◆ Written request: Repeat the data word for word. Do not include the pictures.

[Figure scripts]
-------------------------

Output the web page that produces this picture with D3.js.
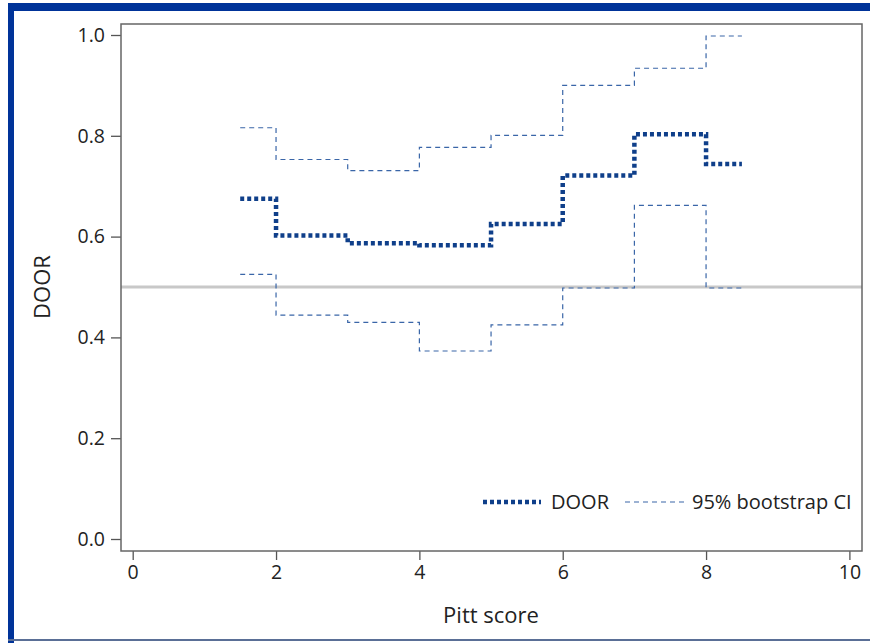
<!DOCTYPE html>
<html>
<head>
<meta charset="utf-8">
<script src="https://cdn.jsdelivr.net/npm/d3@7"></script>
<style>
  body { margin: 0; background: #fff; }
  svg { display: block; }
</style>
</head>
<body>
<svg></svg>
<script>
// step start positions (Pitt score) and last step end
const stepStarts = [1.5, 2, 3, 4, 5, 6, 7, 8];
const stepEnd = 8.5;
const doorValues = [0.675, 0.602, 0.587, 0.583, 0.625, 0.721, 0.803, 0.744];
const upperCI = [0.816, 0.753, 0.731, 0.777, 0.801, 0.900, 0.934, 0.998];
const lowerCI = [0.525, 0.444, 0.430, 0.373, 0.425, 0.498, 0.662, 0.498];
const xTicks = [0, 2, 4, 6, 8, 10];
const yTicks = [0.0, 0.2, 0.4, 0.6, 0.8, 1.0];
const refLine = 0.5;

const WIDTH = 870;
const HEIGHT = 643;
const LEFT = 121, RIGHT = 862, TOP = 24, BOTTOM = 551;

const svg = d3.select('svg').
attr('width', WIDTH).
attr('height', HEIGHT).
attr('font-family', '"Open Sans", sans-serif');

/* --FRAME-- */
svg.append('rect').attr('x', 8).attr('y', 3).attr('width', WIDTH - 8).attr('height', 8).attr('fill', '#003399');
svg.append('rect').attr('x', 8).attr('y', 3).attr('width', 6).attr('height', HEIGHT - 3).attr('fill', '#003399');
svg.append('rect').attr('x', 8).attr('y', 639).attr('width', WIDTH - 8).attr('height', 2).attr('fill', '#5a6f96');

/* --SCALES-- */
const xScale = d3.scaleLinear().domain([0, 10]).range([132.7, 849.4]);
const yScale = d3.scaleLinear().domain([0, 1]).range([539, 35]);

/* --AXES-- */
const xAxis = d3.axisBottom(xScale).tickValues(xTicks).tickFormat(d3.format('d')).tickSize(9).tickPadding(5);
const yAxis = d3.axisLeft(yScale).tickValues(yTicks).tickFormat(d3.format('.1f')).tickSize(10).tickPadding(6);

const gx = svg.append('g').attr('transform', `translate(0, ${BOTTOM})`).call(xAxis);
const gy = svg.append('g').attr('transform', `translate(${LEFT}, 0)`).call(yAxis);
[gx, gy].forEach(g => {
  g.select('.domain').remove();
  g.selectAll('line').attr('stroke', '#555').attr('stroke-width', 1.3);
  g.selectAll('text').attr('font-size', 19.5).attr('fill', '#222').attr('font-family', '"Open Sans", sans-serif');
});

/* --REFERENCE LINE-- */
svg.append('line').
attr('x1', LEFT).attr('x2', RIGHT).
attr('y1', yScale(refLine)).attr('y2', yScale(refLine)).
attr('stroke', '#c8c8c8').attr('stroke-width', 3);

/* --STEP LINES-- */
const line = d3.line().
x(d => xScale(d[0])).
y(d => yScale(d[1])).
curve(d3.curveStepAfter);

const toPoints = vals => {
  const pts = stepStarts.map((x, i) => [x, vals[i]]);
  pts.push([stepEnd, vals[vals.length - 1]]);
  return pts;
};

[upperCI, lowerCI].forEach(vals => {
  svg.append('path').
  attr('d', line(toPoints(vals))).
  attr('fill', 'none').
  attr('stroke', '#3a66a8').
  attr('stroke-width', 1.2).
  attr('stroke-dasharray', '5,4');
});

svg.append('path').
attr('d', line(toPoints(doorValues))).
attr('fill', 'none').
attr('stroke', '#0f3f8a').
attr('stroke-width', 4.5).
attr('stroke-dasharray', '4,3');

/* --PLOT BORDER-- */
svg.append('rect').
attr('x', LEFT).attr('y', TOP).
attr('width', RIGHT - LEFT).attr('height', BOTTOM - TOP).
attr('fill', 'none').
attr('stroke', '#666').
attr('stroke-width', 1.5);

/* --LEGEND-- */
const legend = svg.append('g').attr('font-size', 20).attr('fill', '#222');
legend.append('line').attr('x1', 483).attr('x2', 541).attr('y1', 502).attr('y2', 502).
attr('stroke', '#0f3f8a').attr('stroke-width', 4.5).attr('stroke-dasharray', '4,3');
legend.append('text').attr('x', 551).attr('y', 509).text('DOOR');
legend.append('line').attr('x1', 625).attr('x2', 684).attr('y1', 502).attr('y2', 502).
attr('stroke', '#3a66a8').attr('stroke-width', 1.2).attr('stroke-dasharray', '5,4');
legend.append('text').attr('x', 692).attr('y', 509).text('95% bootstrap CI');

/* --AXIS LABELS-- */
svg.append('text').
attr('x', 491).attr('y', 623).
attr('text-anchor', 'middle').attr('font-size', 22).attr('fill', '#222').
text('Pitt score');

svg.append('text').
attr('transform', `translate(50, ${yScale(0.5)}) rotate(-90)`).
attr('text-anchor', 'middle').attr('font-size', 22).attr('fill', '#222').
text('DOOR');
</script>
</body>
</html>
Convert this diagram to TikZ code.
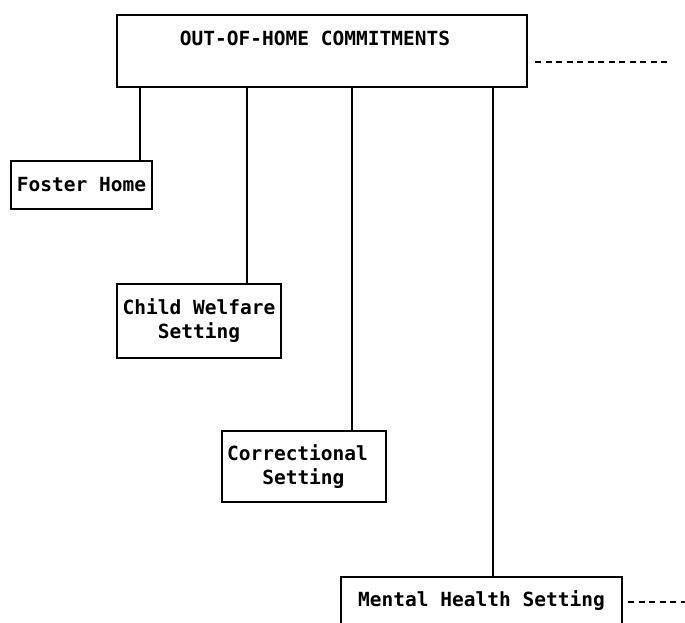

-------------------------

◆ Answer:
Output the web page that produces this picture with D3.js.
<!DOCTYPE html>
<html>
<head>
<meta charset="utf-8">
<script src="https://cdn.jsdelivr.net/npm/d3@7"></script>
<style>
  body { margin: 0; background: #fff; }
  svg { display: block; }
</style>
</head>
<body>
<svg></svg>
<script>
// step start positions (Pitt score) and last step end
const stepStarts = [1.5, 2, 3, 4, 5, 6, 7, 8];
const stepEnd = 8.5;
const doorValues = [0.675, 0.602, 0.587, 0.583, 0.625, 0.721, 0.803, 0.744];
const upperCI = [0.816, 0.753, 0.731, 0.777, 0.801, 0.900, 0.934, 0.998];
const lowerCI = [0.525, 0.444, 0.430, 0.373, 0.425, 0.498, 0.662, 0.498];
const xTicks = [0, 2, 4, 6, 8, 10];
const yTicks = [0.0, 0.2, 0.4, 0.6, 0.8, 1.0];
const refLine = 0.5;

const WIDTH = 870;
const HEIGHT = 643;
const LEFT = 121, RIGHT = 862, TOP = 24, BOTTOM = 551;

const svg = d3.select('svg').
attr('width', WIDTH).
attr('height', HEIGHT).
attr('font-family', '"Open Sans", sans-serif');

/* --FRAME-- */
svg.append('rect').attr('x', 8).attr('y', 3).attr('width', WIDTH - 8).attr('height', 8).attr('fill', '#003399');
svg.append('rect').attr('x', 8).attr('y', 3).attr('width', 6).attr('height', HEIGHT - 3).attr('fill', '#003399');
svg.append('rect').attr('x', 8).attr('y', 639).attr('width', WIDTH - 8).attr('height', 2).attr('fill', '#5a6f96');

/* --SCALES-- */
const xScale = d3.scaleLinear().domain([0, 10]).range([132.7, 849.4]);
const yScale = d3.scaleLinear().domain([0, 1]).range([539, 35]);

/* --AXES-- */
const xAxis = d3.axisBottom(xScale).tickValues(xTicks).tickFormat(d3.format('d')).tickSize(9).tickPadding(5);
const yAxis = d3.axisLeft(yScale).tickValues(yTicks).tickFormat(d3.format('.1f')).tickSize(10).tickPadding(6);

const gx = svg.append('g').attr('transform', `translate(0, ${BOTTOM})`).call(xAxis);
const gy = svg.append('g').attr('transform', `translate(${LEFT}, 0)`).call(yAxis);
[gx, gy].forEach(g => {
  g.select('.domain').remove();
  g.selectAll('line').attr('stroke', '#555').attr('stroke-width', 1.3);
  g.selectAll('text').attr('font-size', 19.5).attr('fill', '#222').attr('font-family', '"Open Sans", sans-serif');
});

/* --REFERENCE LINE-- */
svg.append('line').
attr('x1', LEFT).attr('x2', RIGHT).
attr('y1', yScale(refLine)).attr('y2', yScale(refLine)).
attr('stroke', '#c8c8c8').attr('stroke-width', 3);

/* --STEP LINES-- */
const line = d3.line().
x(d => xScale(d[0])).
y(d => yScale(d[1])).
curve(d3.curveStepAfter);

const toPoints = vals => {
  const pts = stepStarts.map((x, i) => [x, vals[i]]);
  pts.push([stepEnd, vals[vals.length - 1]]);
  return pts;
};

[upperCI, lowerCI].forEach(vals => {
  svg.append('path').
  attr('d', line(toPoints(vals))).
  attr('fill', 'none').
  attr('stroke', '#3a66a8').
  attr('stroke-width', 1.2).
  attr('stroke-dasharray', '5,4');
});

svg.append('path').
attr('d', line(toPoints(doorValues))).
attr('fill', 'none').
attr('stroke', '#0f3f8a').
attr('stroke-width', 4.5).
attr('stroke-dasharray', '4,3');

/* --PLOT BORDER-- */
svg.append('rect').
attr('x', LEFT).attr('y', TOP).
attr('width', RIGHT - LEFT).attr('height', BOTTOM - TOP).
attr('fill', 'none').
attr('stroke', '#666').
attr('stroke-width', 1.5);

/* --LEGEND-- */
const legend = svg.append('g').attr('font-size', 20).attr('fill', '#222');
legend.append('line').attr('x1', 483).attr('x2', 541).attr('y1', 502).attr('y2', 502).
attr('stroke', '#0f3f8a').attr('stroke-width', 4.5).attr('stroke-dasharray', '4,3');
legend.append('text').attr('x', 551).attr('y', 509).text('DOOR');
legend.append('line').attr('x1', 625).attr('x2', 684).attr('y1', 502).attr('y2', 502).
attr('stroke', '#3a66a8').attr('stroke-width', 1.2).attr('stroke-dasharray', '5,4');
legend.append('text').attr('x', 692).attr('y', 509).text('95% bootstrap CI');

/* --AXIS LABELS-- */
svg.append('text').
attr('x', 491).attr('y', 623).
attr('text-anchor', 'middle').attr('font-size', 22).attr('fill', '#222').
text('Pitt score');

svg.append('text').
attr('transform', `translate(50, ${yScale(0.5)}) rotate(-90)`).
attr('text-anchor', 'middle').attr('font-size', 22).attr('fill', '#222').
text('DOOR');
</script>
</body>
</html>
Convert this diagram to TikZ code.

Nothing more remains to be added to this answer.